Vor diesem Hintergrund waren Chroniken, welche den ruhmreichen Aufstieg der eigenen Stadt oder des Kantons herausstellten, in gewisser Hinsicht ein Statussymbol. Man spricht daher auch von den „Schweizer Bilderchroniken“ als einen mehr oder weniger geschlossenen Korpus prächtiger Bildbände. Es gibt etwa die Eidgenössische Chronik, die in Zürich verwahrte Tschachtlanchronik, die Berner Chronik und die inhaltlich recht spezifische Burgunderchronik, die sich mit jenen glorreichen fünf Jahren im Kampf gegen Karl den Kühnen befasste. Sie und die Berner Chronik stammten aus der Hand Diebold Schillings des Älteren, dem Onkel des Verfasser der Luzerner Chronik. Während das ältere Werk aus Bern noch Sympathien für die Franzosen zum Ausdruck brachte – der Auftrag war 1474 erteilt worden, also im ersten Kriegsjahr gegen die auch mit Frankreich verfeindeten Burgunder, ließ die jüngere Luzerner Chronik einen Schwenk zugunsten des Kaisers erkennen. Somit schlugen sich auch aktuelle politische Wendungen in diesen Chroniken nieder. Ganz mittelalterlich, wurden bei der Erstellung der Werke in der Regel auch ältere Texte komplett in die Neufassung integriert, überarbeitet oder dem eigenen Sinne angepasst. Das galt nicht als unschicklich, Urheberrechte waren unbekannt.

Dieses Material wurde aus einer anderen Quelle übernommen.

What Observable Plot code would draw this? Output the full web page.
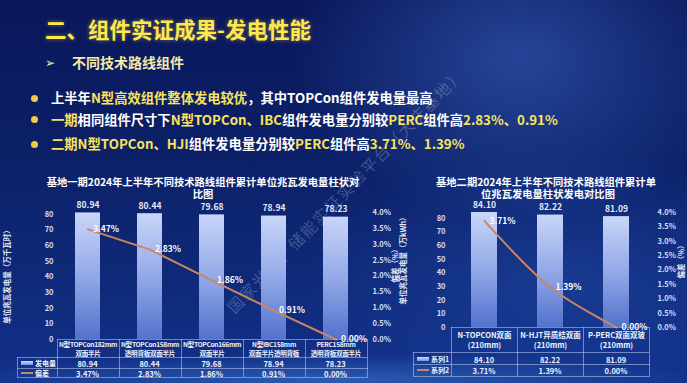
<!DOCTYPE html>
<html><head><meta charset="utf-8">
<script src="https://cdn.jsdelivr.net/npm/d3@7"></script>
<script src="https://cdn.jsdelivr.net/npm/@observablehq/plot@0.6"></script>
<style>
html,body{margin:0;padding:0;background:#0b1b5c;}
#slide{position:relative;width:687px;height:383px;overflow:hidden;font-family:"Noto Sans CJK SC","Noto Sans",sans-serif;
background:
 radial-gradient(ellipse 230px 170px at 520px 55px, rgba(70,120,220,0.45), rgba(70,120,220,0) 100%),
 radial-gradient(ellipse 260px 130px at 560px 280px, rgba(40,90,190,0.35), rgba(40,90,190,0) 100%),
 radial-gradient(ellipse 380px 26px at 330px 380px, rgba(90,170,255,0.35), rgba(90,170,255,0) 100%),
 linear-gradient(180deg,#0a175a 0%,#0c2068 40%,#0f2a7a 75%,#12318a 100%);}
.a{position:absolute;white-space:nowrap;}
</style></head><body><div id="slide"></div>
<script>
// ---------- data ----------
const titleText = "二、组件实证成果-发电性能";
const subText = "不同技术路线组件";
const bullet1 = [["上半年",0],["N型高效组件整体发电较优",1],["，其中TOPCon组件发电量最高",0]];
const bullet2 = [["一期",1],["相同组件尺寸下",0],["N型TOPCon、IBC",1],["组件发电量分别较",0],["PERC",1],["组件高",0],["2.83%、0.91%",1]];
const bullet3 = [["二期N型TOPCon、HJI",1],["组件发电量分别较",0],["PERC",1],["组件高",0],["3.71%、1.39%",1]];
const watermark = "国家光伏、储能实证实验平台（大庆基地）";

const title1 = ["基地一期2024年上半年不同技术路线组件累计单位兆瓦发电量柱状对", "比图"];
const cats1 = ["N型TOPCon182mm", "N型TOPCon158mm", "N型TOPCon166mm", "N型IBC158mm", "PERC158mm"];
const cats1b = ["双面半片", "透明背板双面半片", "双面半片", "双面半片透明背板", "透明背板双面半片"];
const gen1 = [80.94, 80.44, 79.68, 78.94, 78.23];
const dev1 = [3.47, 2.83, 1.86, 0.91, 0.00];
const rowNames1 = ["发电量", "偏差"];
const yTitle1 = "单位兆瓦发电量（万千瓦时）";

const title2 = ["基地二期2024年上半年不同技术路线组件累计单", "位兆瓦发电量柱状发电对比图"];
const cats2 = ["N-TOPCON双面", "N-HJT异质结双面", "P-PERC双面双玻"];
const cats2b = ["(210mm)", "(210mm)", "(210mm)"];
const gen2 = [84.10, 82.22, 81.09];
const dev2 = [3.71, 1.39, 0.00];
const rowNames2 = ["系列1", "系列2"];
const yTitle2 = "单位兆瓦发电量（万kWh）";

const rightTitle = "偏差（%）";
const yTicks = [0, 10, 20, 30, 40, 50, 60, 70, 80];
const pctTicks = [0, 0.5, 1.0, 1.5, 2.0, 2.5, 3.0, 3.5, 4.0];

// ---------- helpers ----------
const FONT = '"Noto Sans CJK SC","Noto Sans",sans-serif';
const YEL = "#f7e45c";
const BORDER = "rgba(190,205,240,0.55)";
const LINEC = "#c98660";
const slide = document.getElementById("slide");
function el(css, text) {
  const e = document.createElement("div");
  e.className = "a";
  Object.assign(e.style, css);
  if (text != null) e.textContent = text;
  slide.appendChild(e);
  return e;
}
function ctext(text, cx, cy, css, rot) {
  return el(Object.assign({left: cx + "px", top: cy + "px",
    transform: "translate(-50%,-50%)" + (rot ? ` rotate(${rot}deg)` : "")}, css), text);
}

// ---------- header ----------
el({left: "345px", top: "190px", transform: "translate(-50%,-50%) rotate(-46deg)", fontSize: "16px",
  color: "rgba(255,255,255,0.22)", letterSpacing: "1.5px"}, watermark);
el({left: "45px", top: "15px", fontSize: "21.5px", fontWeight: "bold", color: "#ffe84a", lineHeight: "28px",
  textShadow: "0 0 4px rgba(255,225,80,0.45)"}, titleText);
el({left: "45px", top: "53px", fontSize: "12px", color: "#f3e9b0", lineHeight: "18px"}, "➢");
el({left: "72px", top: "53px", fontSize: "14px", fontWeight: "bold", color: "#f5e9a8", lineHeight: "18px"}, subText);
[[bullet1, 98.3], [bullet2, 119.8], [bullet3, 144.3]].forEach(([segs, cy]) => {
  el({left: "31px", top: (cy - 3.5) + "px", width: "7px", height: "7px", borderRadius: "50%", background: "#f2c94a"});
  const line = el({left: "51px", top: (cy - 9) + "px", fontSize: "13.3px", fontWeight: "bold", lineHeight: "18px"});
  segs.forEach(([t, y]) => {
    const s = document.createElement("span");
    s.textContent = t;
    s.style.color = y ? YEL : "#ffffff";
    line.appendChild(s);
  });
});

// ---------- charts ----------
function drawChart(cfg) {
  const {cats, gen, dev, left, top, width, height, mL, mR, mT, mB, yMax, curve, gid} = cfg;
  const k = yMax / 4;
  const data = cats.map((c, i) => ({cat: c, gen: gen[i], dev: dev[i]}));
  const svg = Plot.plot({
    width, height, marginLeft: mL, marginRight: mR, marginTop: mT, marginBottom: mB,
    style: {background: "transparent", color: "#d6def3", fontFamily: FONT, fontSize: "7.5px", fontWeight: "bold", overflow: "visible"},
    x: {domain: cats, paddingInner: 0.6, paddingOuter: 0.3, axis: null},
    y: {domain: [0, yMax], axis: null},
    marks: [
      Plot.axisY({ticks: yTicks, anchor: "left", tickSize: 0, tickPadding: cfg.lPad, label: null, tickFormat: d => String(d)}),
      Plot.axisY({ticks: pctTicks.map(p => p * k), anchor: "right", tickSize: 0, tickPadding: cfg.rPad, label: null,
        tickFormat: d => (d / k).toFixed(1) + "%"}),
      Plot.barY(data, {x: "cat", y: "gen", fill: `url(#${gid})`}),
      Plot.text(data, {x: "cat", y: "gen", text: d => d.gen.toFixed(2), dy: -7.5, fill: "#e6ebf7", fontSize: 8.5}),
      Plot.line(data, {x: "cat", y: d => d.dev * k, stroke: LINEC, strokeWidth: 2, curve}),
      Plot.text(data, {x: "cat", y: d => d.dev * k, text: d => d.dev.toFixed(2) + "%", textAnchor: "start",
        dx: cfg.labelDx, fill: "#ffffff", fontSize: 8.5})
    ]
  });
  const defs = document.createElementNS("http://www.w3.org/2000/svg", "defs");
  defs.innerHTML = `<linearGradient id="${gid}" x1="0" y1="0" x2="0" y2="1">
    <stop offset="0" stop-color="#c9d5f8"/><stop offset="0.5" stop-color="#93a9e8"/><stop offset="1" stop-color="#5272cc"/></linearGradient>`;
  svg.insertBefore(defs, svg.firstChild);
  Object.assign(svg.style, {position: "absolute", left: left + "px", top: top + "px", maxWidth: "none"});
  slide.appendChild(svg);
  return svg;
}

function drawTable(svg, cfg) {
  const xs = svg.scale("x");
  const step = xs.step;
  const cols = cfg.cats.map(c => cfg.left + xs.apply(c) + xs.bandwidth / 2 - step / 2);
  const x1 = cols[cols.length - 1] + step;
  const {catTop, catBot, rowBots, legLeft} = cfg;
  const bottom = rowBots[rowBots.length - 1];
  const line = (x, y, w, h) => el({left: x + "px", top: y + "px", width: w + "px", height: h + "px", background: BORDER});
  line(cols[0], catTop, x1 - cols[0], 1);
  line(legLeft, catBot, x1 - legLeft, 1);
  rowBots.forEach(y => line(legLeft, y, x1 - legLeft + 1, 1));
  cols.forEach(x => line(x, catTop, 1, bottom - catTop));
  line(x1, catTop, 1, bottom - catTop);
  line(legLeft, catBot, 1, bottom - catBot);
  cfg.cats.forEach((c, i) => {
    el({left: cols[i] + 1 + "px", top: catTop + 1 + "px", width: (step - 1) + "px", height: (catBot - catTop - 1) + "px",
      overflow: "hidden", textAlign: "center", whiteSpace: "pre", fontSize: cfg.catFS + "px", fontWeight: "bold",
      letterSpacing: cfg.catLS + "px",
      lineHeight: cfg.catLH + "px", paddingTop: cfg.catPad + "px", boxSizing: "border-box", color: "#eef2fb"},
      c + "\n" + cfg.catsb[i]);
  });
  cfg.rows.forEach((r, ri) => {
    const yT = ri === 0 ? catBot : rowBots[ri - 1];
    const cy = (yT + rowBots[ri]) / 2 + 0.5;
    if (ri === 0) el({left: legLeft + 4 + "px", top: cy - 2 + "px", width: "12px", height: "4px",
      background: "linear-gradient(#d0dbfa,#7490df)"});
    else el({left: legLeft + 4 + "px", top: cy - 1 + "px", width: "12px", height: "2px", background: LINEC});
    el({left: legLeft + 18 + "px", top: cy - 5 + "px", fontSize: "7px", fontWeight: "bold", lineHeight: "10px", color: "#eef2fb"}, r.name);
    r.values.forEach((v, i) => ctext(v, cols[i] + step / 2, cy, {fontSize: "7.5px", fontWeight: "bold", color: "#eef2fb"}));
  });
}

// chart 1
const svg1 = drawChart({cats: cats1, gen: gen1, dev: dev1, left: 0, top: 200, width: 400, height: 140,
  mL: 55, mR: 32, mT: 12, mB: 1, yMax: 81.2, curve: "linear", gid: "bar1", lPad: 2, rPad: 4, labelDx: 5});
title1.forEach((t, i) => ctext(t, 203, 181 + i * 12, {fontSize: "10.3px", fontWeight: "bold", color: "#ffffff", lineHeight: "11px"}));
ctext(yTitle1, 6, 275, {fontSize: "7.5px", fontWeight: "bold", color: "#e3e8f6"}, -90);
ctext(rightTitle, 394, 264, {fontSize: "7.5px", fontWeight: "bold", color: "#e3e8f6"}, -90);
drawTable(svg1, {cats: cats1, catsb: cats1b, left: 0, catTop: 339, catBot: 357, rowBots: [367.5, 377], legLeft: 17,
  catLH: 8.5, catPad: 0, catFS: 6.6, catLS: -0.3,
  rows: [{name: rowNames1[0], values: gen1.map(v => v.toFixed(2))}, {name: rowNames1[1], values: dev1.map(v => v.toFixed(2) + "%")}]});

// chart 2
const svg2 = drawChart({cats: cats2, gen: gen2, dev: dev2, left: 400, top: 200, width: 287, height: 128,
  mL: 50, mR: 37, mT: 12, mB: 1, yMax: 84.1, curve: "catmull-rom", gid: "bar2", lPad: 5, rPad: 7, labelDx: 5});
title2.forEach((t, i) => ctext(t, 546 + i * 2, 181 + i * 12, {fontSize: "10.3px", fontWeight: "bold", color: "#ffffff", lineHeight: "11px"}));
ctext(yTitle2, 402, 259, {fontSize: "7.5px", fontWeight: "bold", color: "#e3e8f6"}, -90);
ctext(rightTitle, 680, 260, {fontSize: "7.5px", fontWeight: "bold", color: "#e3e8f6"}, -90);
drawTable(svg2, {cats: cats2, catsb: cats2b, left: 400, catTop: 327, catBot: 352, rowBots: [364, 375.5], legLeft: 413,
  catLH: 9.5, catPad: 2, catFS: 7.5, catLS: 0,
  rows: [{name: rowNames2[0], values: gen2.map(v => v.toFixed(2))}, {name: rowNames2[1], values: dev2.map(v => v.toFixed(2) + "%")}]});
</script></body></html>
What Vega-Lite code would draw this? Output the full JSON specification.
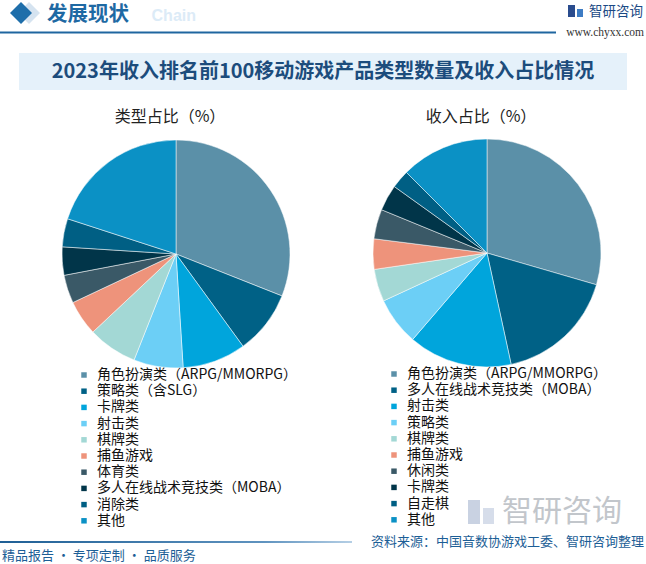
{
  "$schema": "https://vega.github.io/schema/vega-lite/v6.json",
  "width": 646,
  "height": 564,
  "autosize": {"type": "none"},
  "padding": 0,
  "background": "white",
  "config": {"view": {"stroke": null}, "font": "Noto Sans CJK SC"},
  "datasets": {
    "pie": [
      {"chart": "类型占比（%）", "rank": 1, "type": "角色扮演类（ARPG/MMORPG）", "value": 31},
      {"chart": "类型占比（%）", "rank": 2, "type": "策略类（含SLG）", "value": 9},
      {"chart": "类型占比（%）", "rank": 3, "type": "卡牌类", "value": 9},
      {"chart": "类型占比（%）", "rank": 4, "type": "射击类", "value": 7},
      {"chart": "类型占比（%）", "rank": 5, "type": "棋牌类", "value": 7},
      {"chart": "类型占比（%）", "rank": 6, "type": "捕鱼游戏", "value": 5},
      {"chart": "类型占比（%）", "rank": 7, "type": "体育类", "value": 4},
      {"chart": "类型占比（%）", "rank": 8, "type": "多人在线战术竞技类（MOBA）", "value": 4},
      {"chart": "类型占比（%）", "rank": 9, "type": "消除类", "value": 4},
      {"chart": "类型占比（%）", "rank": 10, "type": "其他", "value": 20},
      {"chart": "收入占比（%）", "rank": 1, "type": "角色扮演类（ARPG/MMORPG）", "value": 29.5},
      {"chart": "收入占比（%）", "rank": 2, "type": "多人在线战术竞技类（MOBA）", "value": 17.1},
      {"chart": "收入占比（%）", "rank": 3, "type": "射击类", "value": 14.7},
      {"chart": "收入占比（%）", "rank": 4, "type": "策略类", "value": 6.8},
      {"chart": "收入占比（%）", "rank": 5, "type": "棋牌类", "value": 4.6},
      {"chart": "收入占比（%）", "rank": 6, "type": "捕鱼游戏", "value": 4.3},
      {"chart": "收入占比（%）", "rank": 7, "type": "休闲类", "value": 4.2},
      {"chart": "收入占比（%）", "rank": 8, "type": "卡牌类", "value": 3.7},
      {"chart": "收入占比（%）", "rank": 9, "type": "自走棋", "value": 2.6},
      {"chart": "收入占比（%）", "rank": 10, "type": "其他", "value": 12.5}
    ]
  },
  "layer": [
    {
      "data": {"values": [{}]},
      "mark": {"type": "point", "shape": "diamond", "filled": true, "size": 484, "color": "#D5E3F0", "opacity": 1},
      "encoding": {"x": {"value": 29}, "y": {"value": 13}}
    },
    {
      "data": {"values": [{}]},
      "mark": {"type": "point", "shape": "diamond", "filled": true, "size": 484, "color": "#1E6EAA", "opacity": 1},
      "encoding": {"x": {"value": 21}, "y": {"value": 13}}
    },
    {
      "data": {"values": [{}]},
      "mark": {"type": "text", "text": "Chain", "align": "right", "baseline": "middle", "font": "Liberation Sans", "fontSize": 16, "fontWeight": "bold", "color": "#DCEBF7"},
      "encoding": {"x": {"value": 196}, "y": {"value": 16}}
    },
    {
      "data": {"values": [{}]},
      "mark": {"type": "text", "text": "发展现状", "align": "left", "baseline": "middle", "fontSize": 20.5, "fontWeight": "bold", "color": "#1E69A3"},
      "encoding": {"x": {"value": 47}, "y": {"value": 15}}
    },
    {
      "data": {"values": [{}]},
      "mark": {"type": "rect", "color": "#1F66A0"},
      "encoding": {"x": {"value": 0}, "x2": {"value": 556}, "y": {"value": 31.5}, "y2": {"value": 33.5}}
    },
    {
      "data": {"values": [{}]},
      "mark": {"type": "rect", "color": "#2A4C8E"},
      "encoding": {"x": {"value": 568}, "x2": {"value": 575}, "y": {"value": 5}, "y2": {"value": 17}}
    },
    {
      "data": {"values": [{}]},
      "mark": {"type": "rect", "color": "#3D7CC4"},
      "encoding": {"x": {"value": 577}, "x2": {"value": 583}, "y": {"value": 9}, "y2": {"value": 17}}
    },
    {
      "data": {"values": [{}]},
      "mark": {"type": "text", "text": "智研咨询", "align": "left", "baseline": "middle", "fontSize": 13.5, "color": "#1B4A85"},
      "encoding": {"x": {"value": 589}, "y": {"value": 12}}
    },
    {
      "data": {"values": [{}]},
      "mark": {"type": "text", "text": "www.chyxx.com", "align": "right", "baseline": "middle", "font": "Liberation Serif", "fontSize": 11.5, "color": "#333333"},
      "encoding": {"x": {"value": 644}, "y": {"value": 33}}
    },
    {
      "data": {"values": [{}]},
      "mark": {"type": "rect", "color": "#E5F1FA"},
      "encoding": {"x": {"value": 19}, "x2": {"value": 627}, "y": {"value": 53}, "y2": {"value": 90}}
    },
    {
      "data": {"values": [{}]},
      "mark": {"type": "text", "text": "2023年收入排名前100移动游戏产品类型数量及收入占比情况", "align": "center", "baseline": "middle", "fontSize": 20, "fontWeight": "bold", "color": "#1C4C7C"},
      "encoding": {"x": {"value": 323}, "y": {"value": 72}}
    },
    {
      "data": {"name": "pie"},
      "transform": [{"filter": "datum.rank == 1"}],
      "mark": {"type": "text", "align": "center", "baseline": "middle", "fontSize": 16, "color": "#222222", "dx": -6},
      "encoding": {
        "x": {"field": "chart", "type": "nominal", "scale": {"type": "point", "domain": ["类型占比（%）", "收入占比（%）"], "range": [176, 487], "padding": 0}, "axis": null},
        "y": {"value": 117},
        "text": {"field": "chart"}
      }
    },
    {
      "data": {"name": "pie"},
      "transform": [{"filter": "datum.chart == '类型占比（%）'"}],
      "mark": {"type": "arc", "outerRadius": 114, "stroke": "#ffffff", "strokeWidth": 0.5},
      "encoding": {
        "x": {"field": "chart", "type": "nominal", "axis": null},
        "y": {"value": 254},
        "theta": {"field": "value", "type": "quantitative", "stack": true},
        "order": {"field": "rank", "type": "quantitative"},
        "color": {
          "field": "type", "type": "nominal",
          "scale": {
            "domain": ["角色扮演类（ARPG/MMORPG）", "策略类（含SLG）", "卡牌类", "射击类", "棋牌类", "捕鱼游戏", "体育类", "多人在线战术竞技类（MOBA）", "消除类", "其他"],
            "range": ["#5B90A8", "#006186", "#00A5DC", "#6CCFF6", "#A3D8D5", "#EE937B", "#3A5967", "#013549", "#005F84", "#0B91C5"]
          },
          "legend": {"orient": "none", "legendX": 77, "legendY": 368, "title": null, "symbolType": "square", "symbolSize": 30, "symbolStrokeWidth": 0, "labelFontSize": 14, "labelFont": "Noto Sans CJK SC", "labelColor": "#111111", "rowPadding": 2.2, "labelOffset": 6, "padding": 0, "labelLimit": 400}
        }
      }
    },
    {
      "data": {"name": "pie"},
      "transform": [{"filter": "datum.chart == '收入占比（%）'"}],
      "mark": {"type": "arc", "outerRadius": 114, "stroke": "#ffffff", "strokeWidth": 0.5},
      "encoding": {
        "x": {"field": "chart", "type": "nominal", "axis": null},
        "y": {"value": 253},
        "theta": {"field": "value", "type": "quantitative", "stack": true},
        "order": {"field": "rank", "type": "quantitative"},
        "color": {
          "field": "type", "type": "nominal",
          "scale": {
            "domain": ["角色扮演类（ARPG/MMORPG）", "多人在线战术竞技类（MOBA）", "射击类", "策略类", "棋牌类", "捕鱼游戏", "休闲类", "卡牌类", "自走棋", "其他"],
            "range": ["#5B90A8", "#006186", "#00A5DC", "#6CCFF6", "#A3D8D5", "#EE937B", "#3A5967", "#013549", "#005F84", "#0B91C5"]
          },
          "legend": {"orient": "none", "legendX": 387, "legendY": 367, "title": null, "symbolType": "square", "symbolSize": 30, "symbolStrokeWidth": 0, "labelFontSize": 14, "labelFont": "Noto Sans CJK SC", "labelColor": "#111111", "rowPadding": 2.2, "labelOffset": 6, "padding": 0, "labelLimit": 400}
        }
      }
    },
    {
      "data": {"values": [{}]},
      "mark": {"type": "text", "text": "智研咨询", "align": "left", "baseline": "middle", "fontSize": 30, "color": "#C2C6CB"},
      "encoding": {"x": {"value": 502}, "y": {"value": 512}}
    },
    {
      "data": {"values": [{}]},
      "mark": {"type": "rect", "color": "#C9D2E2"},
      "encoding": {"x": {"value": 468}, "x2": {"value": 480}, "y": {"value": 500}, "y2": {"value": 524}}
    },
    {
      "data": {"values": [{}]},
      "mark": {"type": "rect", "color": "#D6DDEA"},
      "encoding": {"x": {"value": 483}, "x2": {"value": 494}, "y": {"value": 508}, "y2": {"value": 524}}
    },
    {
      "data": {"values": [{}]},
      "mark": {"type": "rect", "color": {"gradient": "linear", "x1": 0, "x2": 1, "y1": 0, "y2": 0, "stops": [{"offset": 0, "color": "#1F5F95"}, {"offset": 0.75, "color": "#5F93BF"}, {"offset": 1, "color": "#B5CFE5"}]}},
      "encoding": {"x": {"value": 0}, "x2": {"value": 352}, "y": {"value": 541}, "y2": {"value": 543}}
    },
    {
      "data": {"values": [{}]},
      "mark": {"type": "text", "text": "精品报告 · 专项定制 · 品质服务", "align": "left", "baseline": "middle", "fontSize": 13, "color": "#1C5E96"},
      "encoding": {"x": {"value": 2}, "y": {"value": 556}}
    },
    {
      "data": {"values": [{}]},
      "mark": {"type": "text", "text": "资料来源：中国音数协游戏工委、智研咨询整理", "align": "right", "baseline": "middle", "fontSize": 13, "color": "#1C5E96"},
      "encoding": {"x": {"value": 644}, "y": {"value": 542}}
    }
  ],
  "resolve": {"scale": {"color": "independent"}, "legend": {"color": "independent"}}
}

Diebold Schilling der Jüngere bediente sich entsprechend bei der Zusammenstellung des Textkörpers der Vorgängerchronik Petermann Etterlins. Auch stammt ein Teil der Illustrationen aus der Hand eines unbekannten Partners. Doch mit der Übergabe der Chronik am 15. Januar 1513 an den Rat der Stadt Luzerns wurden immerhin dessen Werke für nachfolgende Generationen bewahrt, auch wenn sein Name vergessen ist. Beim Vergleich der Schweizer Pro Patria-Marke von 1989 mit dem Originalbild kann man erkennen, dass der moderne Markengrafiker sich einige Freiheiten erlaubt hat. Die veränderte Farbgebung ist sicherlich der Gestaltung der Serie (MiNr. 1393 bis 1396) geschuldet. Doch warum der Künstler dem mittleren Ratsherren einen Fuß „geschenkt“ hat, kann er vermutlich nur selbst erklären.